WHAT IS NEEDED – Transcribe the material exactly. Images do not belong in the copy.

## Start

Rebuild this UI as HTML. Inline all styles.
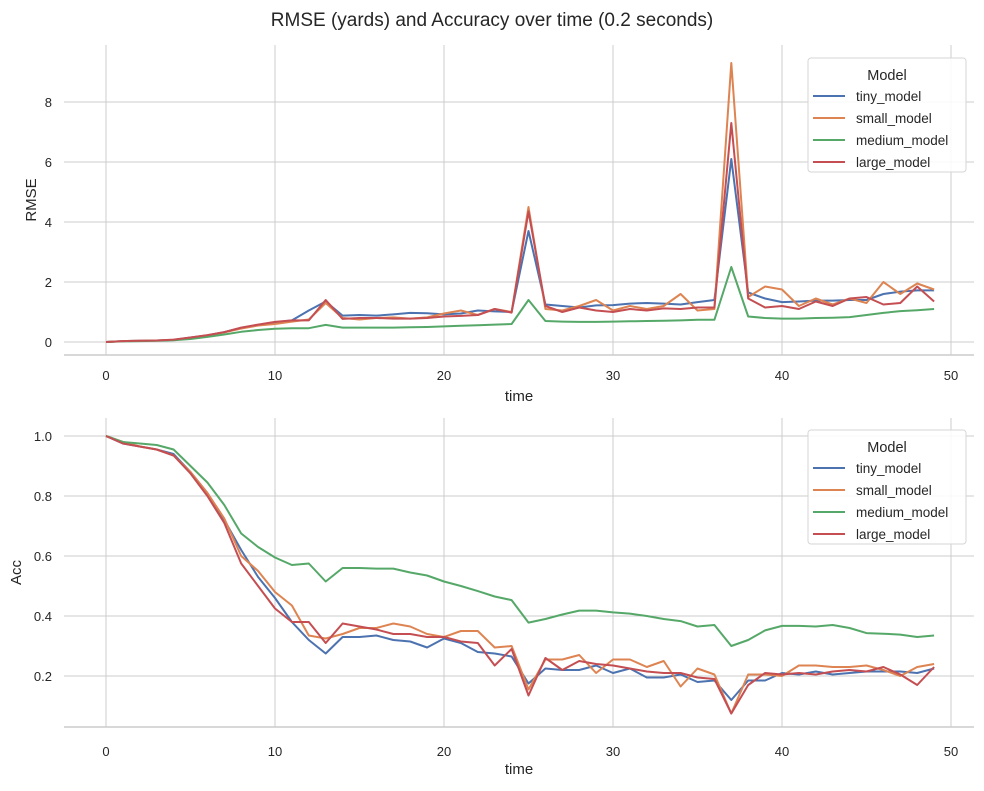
<!DOCTYPE html>
<html><head><meta charset="utf-8"><style>
body{margin:0;background:#fff;font-family:"Liberation Sans","DejaVu Sans",sans-serif}
svg text{font-family:"Liberation Sans","DejaVu Sans",sans-serif;fill:#262626}
</style></head><body>
<svg id="chart" width="984" height="786" xmlns="http://www.w3.org/2000/svg">
<text x="492" y="26" font-size="19" text-anchor="middle">RMSE (yards) and Accuracy over time (0.2 seconds)</text>
<g id="top"></g>
<g id="bot"></g>
</svg>
<script>
const models = ["tiny_model","small_model","medium_model","large_model"];
const colors = ["#4c72b0","#dd8452","#55a868","#c44e52"];
const xTicks = [0,10,20,30,40,50];
const rmseTicks = [0,2,4,6,8];
const accTicks = [0.2,0.4,0.6,0.8,1.0];
const rmseTiny = [0,0.03,0.04,0.05,0.07,0.15,0.22,0.33,0.47,0.56,0.65,0.72,1.05,1.35,0.88,0.9,0.88,0.92,0.97,0.96,0.92,0.95,1.05,1.02,1.0,3.7,1.25,1.2,1.15,1.22,1.23,1.28,1.3,1.28,1.25,1.33,1.4,6.1,1.65,1.45,1.33,1.35,1.38,1.38,1.4,1.4,1.6,1.68,1.72,1.72];
const rmseSmall = [0,0.03,0.04,0.05,0.07,0.14,0.22,0.32,0.45,0.55,0.6,0.68,0.75,1.3,0.8,0.75,0.8,0.82,0.78,0.82,0.95,1.05,0.9,1.1,1.0,4.5,1.1,1.05,1.2,1.4,1.05,1.2,1.1,1.2,1.6,1.05,1.1,9.3,1.5,1.85,1.75,1.2,1.45,1.25,1.45,1.3,2.0,1.6,1.95,1.75];
const rmseMedium = [0,0.02,0.03,0.04,0.06,0.1,0.17,0.25,0.34,0.4,0.44,0.46,0.46,0.57,0.48,0.48,0.48,0.48,0.49,0.5,0.52,0.54,0.56,0.58,0.6,1.4,0.7,0.68,0.67,0.67,0.68,0.69,0.7,0.71,0.72,0.74,0.74,2.5,0.85,0.8,0.78,0.78,0.8,0.81,0.83,0.9,0.97,1.03,1.06,1.1];
const rmseLarge = [0,0.03,0.04,0.05,0.08,0.15,0.23,0.33,0.48,0.58,0.67,0.72,0.72,1.4,0.77,0.8,0.8,0.78,0.78,0.8,0.85,0.87,0.9,1.1,0.98,4.35,1.2,1.0,1.15,1.05,1.0,1.1,1.05,1.12,1.1,1.15,1.15,7.3,1.45,1.15,1.2,1.1,1.35,1.2,1.45,1.5,1.25,1.3,1.85,1.35];
const accTiny = [1.0,0.975,0.965,0.955,0.94,0.88,0.81,0.72,0.62,0.53,0.46,0.38,0.32,0.275,0.33,0.33,0.335,0.32,0.315,0.295,0.325,0.31,0.28,0.275,0.265,0.175,0.225,0.22,0.22,0.235,0.21,0.225,0.195,0.195,0.205,0.18,0.185,0.12,0.185,0.185,0.21,0.205,0.215,0.205,0.21,0.215,0.215,0.215,0.21,0.225];
const accSmall = [1.0,0.98,0.965,0.955,0.935,0.88,0.81,0.725,0.6,0.55,0.48,0.435,0.335,0.325,0.34,0.36,0.36,0.375,0.365,0.34,0.33,0.35,0.35,0.295,0.3,0.155,0.255,0.255,0.27,0.21,0.255,0.255,0.23,0.25,0.165,0.225,0.205,0.075,0.205,0.205,0.2,0.235,0.235,0.23,0.23,0.235,0.22,0.2,0.23,0.24];
const accMedium = [1.0,0.98,0.975,0.97,0.955,0.9,0.845,0.77,0.675,0.63,0.595,0.57,0.575,0.515,0.56,0.56,0.558,0.558,0.545,0.535,0.515,0.5,0.483,0.465,0.453,0.378,0.39,0.405,0.418,0.418,0.412,0.408,0.4,0.39,0.383,0.365,0.37,0.3,0.32,0.352,0.367,0.367,0.365,0.37,0.36,0.343,0.341,0.338,0.33,0.335];
const accLarge = [1.0,0.975,0.965,0.955,0.935,0.875,0.8,0.71,0.575,0.5,0.425,0.38,0.38,0.31,0.375,0.365,0.355,0.34,0.34,0.33,0.33,0.315,0.31,0.235,0.29,0.135,0.26,0.22,0.25,0.24,0.235,0.225,0.215,0.21,0.21,0.195,0.19,0.075,0.17,0.21,0.205,0.21,0.205,0.215,0.22,0.215,0.23,0.205,0.17,0.23];

const NS="http://www.w3.org/2000/svg";
function mk(parent,tag,attrs,text){const e=document.createElementNS(NS,tag);for(const k in attrs)e.setAttribute(k,attrs[k]);if(text!==undefined)e.textContent=text;parent.appendChild(e);return e;}
const xScale=v=>106+v*16.9;

function panel(g,cfg){
  const {top,bottom,yScale,yTicks,fmt,ylabel,series,xlabelY,tickY,legendY}=cfg;
  yTicks.forEach(t=>{
    const l=mk(g,'line',{x1:64,x2:974,y1:yScale(t),y2:yScale(t),stroke:'#cccccc','stroke-width':1});
    
    
    const tx=mk(g,'text',{x:52,y:yScale(t)+5,'font-size':13,'text-anchor':'end'},fmt(t));
    
    
  });
  xTicks.forEach(t=>{
    const l=mk(g,'line',{x1:xScale(t),x2:xScale(t),y1:top,y2:bottom,stroke:'#cccccc','stroke-width':1});
    
    
    const tx=mk(g,'text',{x:xScale(t),y:tickY,'font-size':13,'text-anchor':'middle'},String(t));
    
    
  });
  const ax=mk(g,'line',{x1:64,x2:974,y1:bottom,y2:bottom,stroke:'#cccccc','stroke-width':1.6});
  
  
  const xl=mk(g,'text',{x:519,y:xlabelY,'font-size':15,'text-anchor':'middle'},'time');
  
  
  const yc=(top+bottom)/2;
  const yl=mk(g,'text',{x:0,y:0,'font-size':15,'text-anchor':'middle',transform:`translate(${cfg.ylabelX},${yc}) rotate(-90)`},ylabel);
  
  
  series.forEach((s,i)=>{
    const d=s.map((v,j)=>(j?'L':'M')+xScale(j).toFixed(1)+','+yScale(v).toFixed(1)).join(' ');
    const p=mk(g,'path',{d,fill:'none',stroke:colors[i],'stroke-width':2,'stroke-linejoin':'round'});
    
    
  });
  const lg=mk(g,'g',{});
  
  
  mk(lg,'rect',{x:808,y:legendY,width:158,height:114,rx:3,fill:'#fff','fill-opacity':0.85,stroke:'#d6d6d6'});
  mk(lg,'text',{x:887,y:legendY+22,'font-size':14.5,'text-anchor':'middle'},'Model');
  models.forEach((m,i)=>{
    const yy=legendY+43+i*22;
    const e=mk(lg,'g',{});
    
    
    mk(e,'line',{x1:813,x2:845,y1:yy-5,y2:yy-5,stroke:colors[i],'stroke-width':2});
    mk(e,'text',{x:856,y:yy,'font-size':13.5},m);
  });
}
panel(document.getElementById('top'),{top:45,bottom:355,yScale:v=>342-v*30,yTicks:rmseTicks,fmt:t=>String(t),ylabel:'RMSE',ylabelX:36,
  series:[rmseTiny,rmseSmall,rmseMedium,rmseLarge],xlabelY:401,tickY:380,legendY:58});
panel(document.getElementById('bot'),{top:418,bottom:727,yScale:v=>436+(1-v)*300,yTicks:accTicks,fmt:t=>t.toFixed(1),ylabel:'Acc',ylabelX:21,
  series:[accTiny,accSmall,accMedium,accLarge],xlabelY:774,tickY:756,legendY:430});
</script>
</body></html>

## End

TASK ANSWER –
Rebuild this UI as HTML. Inline all styles.
<!DOCTYPE html>
<html><head><meta charset="utf-8"><style>
body{margin:0;background:#fff;font-family:"Liberation Sans","DejaVu Sans",sans-serif}
svg text{font-family:"Liberation Sans","DejaVu Sans",sans-serif;fill:#262626}
</style></head><body>
<svg id="chart" width="984" height="786" xmlns="http://www.w3.org/2000/svg">
<text x="492" y="26" font-size="19" text-anchor="middle">RMSE (yards) and Accuracy over time (0.2 seconds)</text>
<g id="top"></g>
<g id="bot"></g>
</svg>
<script>
const models = ["tiny_model","small_model","medium_model","large_model"];
const colors = ["#4c72b0","#dd8452","#55a868","#c44e52"];
const xTicks = [0,10,20,30,40,50];
const rmseTicks = [0,2,4,6,8];
const accTicks = [0.2,0.4,0.6,0.8,1.0];
const rmseTiny = [0,0.03,0.04,0.05,0.07,0.15,0.22,0.33,0.47,0.56,0.65,0.72,1.05,1.35,0.88,0.9,0.88,0.92,0.97,0.96,0.92,0.95,1.05,1.02,1.0,3.7,1.25,1.2,1.15,1.22,1.23,1.28,1.3,1.28,1.25,1.33,1.4,6.1,1.65,1.45,1.33,1.35,1.38,1.38,1.4,1.4,1.6,1.68,1.72,1.72];
const rmseSmall = [0,0.03,0.04,0.05,0.07,0.14,0.22,0.32,0.45,0.55,0.6,0.68,0.75,1.3,0.8,0.75,0.8,0.82,0.78,0.82,0.95,1.05,0.9,1.1,1.0,4.5,1.1,1.05,1.2,1.4,1.05,1.2,1.1,1.2,1.6,1.05,1.1,9.3,1.5,1.85,1.75,1.2,1.45,1.25,1.45,1.3,2.0,1.6,1.95,1.75];
const rmseMedium = [0,0.02,0.03,0.04,0.06,0.1,0.17,0.25,0.34,0.4,0.44,0.46,0.46,0.57,0.48,0.48,0.48,0.48,0.49,0.5,0.52,0.54,0.56,0.58,0.6,1.4,0.7,0.68,0.67,0.67,0.68,0.69,0.7,0.71,0.72,0.74,0.74,2.5,0.85,0.8,0.78,0.78,0.8,0.81,0.83,0.9,0.97,1.03,1.06,1.1];
const rmseLarge = [0,0.03,0.04,0.05,0.08,0.15,0.23,0.33,0.48,0.58,0.67,0.72,0.72,1.4,0.77,0.8,0.8,0.78,0.78,0.8,0.85,0.87,0.9,1.1,0.98,4.35,1.2,1.0,1.15,1.05,1.0,1.1,1.05,1.12,1.1,1.15,1.15,7.3,1.45,1.15,1.2,1.1,1.35,1.2,1.45,1.5,1.25,1.3,1.85,1.35];
const accTiny = [1.0,0.975,0.965,0.955,0.94,0.88,0.81,0.72,0.62,0.53,0.46,0.38,0.32,0.275,0.33,0.33,0.335,0.32,0.315,0.295,0.325,0.31,0.28,0.275,0.265,0.175,0.225,0.22,0.22,0.235,0.21,0.225,0.195,0.195,0.205,0.18,0.185,0.12,0.185,0.185,0.21,0.205,0.215,0.205,0.21,0.215,0.215,0.215,0.21,0.225];
const accSmall = [1.0,0.98,0.965,0.955,0.935,0.88,0.81,0.725,0.6,0.55,0.48,0.435,0.335,0.325,0.34,0.36,0.36,0.375,0.365,0.34,0.33,0.35,0.35,0.295,0.3,0.155,0.255,0.255,0.27,0.21,0.255,0.255,0.23,0.25,0.165,0.225,0.205,0.075,0.205,0.205,0.2,0.235,0.235,0.23,0.23,0.235,0.22,0.2,0.23,0.24];
const accMedium = [1.0,0.98,0.975,0.97,0.955,0.9,0.845,0.77,0.675,0.63,0.595,0.57,0.575,0.515,0.56,0.56,0.558,0.558,0.545,0.535,0.515,0.5,0.483,0.465,0.453,0.378,0.39,0.405,0.418,0.418,0.412,0.408,0.4,0.39,0.383,0.365,0.37,0.3,0.32,0.352,0.367,0.367,0.365,0.37,0.36,0.343,0.341,0.338,0.33,0.335];
const accLarge = [1.0,0.975,0.965,0.955,0.935,0.875,0.8,0.71,0.575,0.5,0.425,0.38,0.38,0.31,0.375,0.365,0.355,0.34,0.34,0.33,0.33,0.315,0.31,0.235,0.29,0.135,0.26,0.22,0.25,0.24,0.235,0.225,0.215,0.21,0.21,0.195,0.19,0.075,0.17,0.21,0.205,0.21,0.205,0.215,0.22,0.215,0.23,0.205,0.17,0.23];

const NS="http://www.w3.org/2000/svg";
function mk(parent,tag,attrs,text){const e=document.createElementNS(NS,tag);for(const k in attrs)e.setAttribute(k,attrs[k]);if(text!==undefined)e.textContent=text;parent.appendChild(e);return e;}
const xScale=v=>106+v*16.9;

function panel(g,cfg){
  const {top,bottom,yScale,yTicks,fmt,ylabel,series,xlabelY,tickY,legendY}=cfg;
  yTicks.forEach(t=>{
    const l=mk(g,'line',{x1:64,x2:974,y1:yScale(t),y2:yScale(t),stroke:'#cccccc','stroke-width':1});
    
    
    const tx=mk(g,'text',{x:52,y:yScale(t)+5,'font-size':13,'text-anchor':'end'},fmt(t));
    
    
  });
  xTicks.forEach(t=>{
    const l=mk(g,'line',{x1:xScale(t),x2:xScale(t),y1:top,y2:bottom,stroke:'#cccccc','stroke-width':1});
    
    
    const tx=mk(g,'text',{x:xScale(t),y:tickY,'font-size':13,'text-anchor':'middle'},String(t));
    
    
  });
  const ax=mk(g,'line',{x1:64,x2:974,y1:bottom,y2:bottom,stroke:'#cccccc','stroke-width':1.6});
  
  
  const xl=mk(g,'text',{x:519,y:xlabelY,'font-size':15,'text-anchor':'middle'},'time');
  
  
  const yc=(top+bottom)/2;
  const yl=mk(g,'text',{x:0,y:0,'font-size':15,'text-anchor':'middle',transform:`translate(${cfg.ylabelX},${yc}) rotate(-90)`},ylabel);
  
  
  series.forEach((s,i)=>{
    const d=s.map((v,j)=>(j?'L':'M')+xScale(j).toFixed(1)+','+yScale(v).toFixed(1)).join(' ');
    const p=mk(g,'path',{d,fill:'none',stroke:colors[i],'stroke-width':2,'stroke-linejoin':'round'});
    
    
  });
  const lg=mk(g,'g',{});
  
  
  mk(lg,'rect',{x:808,y:legendY,width:158,height:114,rx:3,fill:'#fff','fill-opacity':0.85,stroke:'#d6d6d6'});
  mk(lg,'text',{x:887,y:legendY+22,'font-size':14.5,'text-anchor':'middle'},'Model');
  models.forEach((m,i)=>{
    const yy=legendY+43+i*22;
    const e=mk(lg,'g',{});
    
    
    mk(e,'line',{x1:813,x2:845,y1:yy-5,y2:yy-5,stroke:colors[i],'stroke-width':2});
    mk(e,'text',{x:856,y:yy,'font-size':13.5},m);
  });
}
panel(document.getElementById('top'),{top:45,bottom:355,yScale:v=>342-v*30,yTicks:rmseTicks,fmt:t=>String(t),ylabel:'RMSE',ylabelX:36,
  series:[rmseTiny,rmseSmall,rmseMedium,rmseLarge],xlabelY:401,tickY:380,legendY:58});
panel(document.getElementById('bot'),{top:418,bottom:727,yScale:v=>436+(1-v)*300,yTicks:accTicks,fmt:t=>t.toFixed(1),ylabel:'Acc',ylabelX:21,
  series:[accTiny,accSmall,accMedium,accLarge],xlabelY:774,tickY:756,legendY:430});
</script>
</body></html>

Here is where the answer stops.